Edge teams first need to ensure Upstream Communication is enabled, meaning the replicated stream is receiving message, and Volume can start mirroring when they made a request for an asset.

Stream replication happens continuously as long as connectivity between clusters is established.

When the Broadcast Listener Service is started, it will monitor the replica stream for any broadcasted asset, and will place the information into the table for the team to monitor/select.

Asset Request Service will wait for any message that is marked as "Requesting..." from the table, which in turn will publish a message to the "ASSET_REQUEST" topic. Since the Data Fabric Streams are bi-directional (multi-master), we can have "ASSET_BROADCAST" topic to publish messages from HQ to all field teams, and "ASSET_REQUEST" topic to publish messages from the field teams back to the HQ. Once the request is published, you will see the asset being marked as "Requested" on the table.

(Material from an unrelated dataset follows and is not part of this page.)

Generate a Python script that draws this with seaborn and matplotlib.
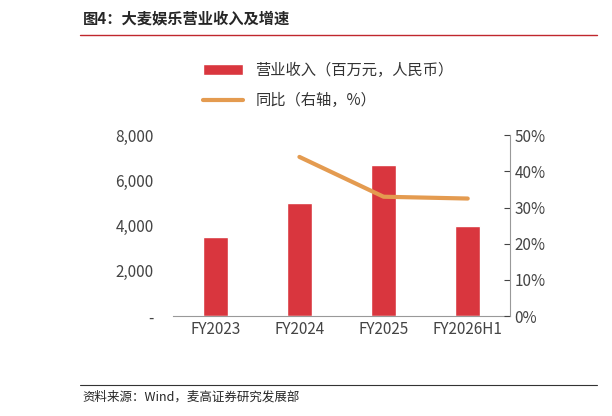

At that point, you would monitor the tiles on HQ side, which should show an "Asset Response" for the requested asset, which means the data is copied and available on the mirrored volume. This may take a few minutes due to delays introduced in the app (so not everything flows very fast) and also for the fact that stream replication is not synchronous.

Once the asset request is responded, then the field team can start Asset Viewer Service and then re-initiate the volume mirror to get the asset data files to be sent. This process also can take from few seconds to a minute, but then you should see the tile being displayed with the actual asset data (image) copied from the HQ volume. We keep volume mirror as a manual process to give full control to the field team on when they would like to use their bandwidth for data transfers.

Demo Highlights

TBD

NOTES

You may stop running apps by clicking on their names at the left hand side list. This may be useful if there are too many messages and/or tiles flowing and you have troubles finding the ones that you are interested.

It is also useful, since at times services may fail silently, but UI is not updated with that. In those cases, just stop the services and restart them.

You can also enable debug logging to see the details of the flow using the switch at the top-right corner.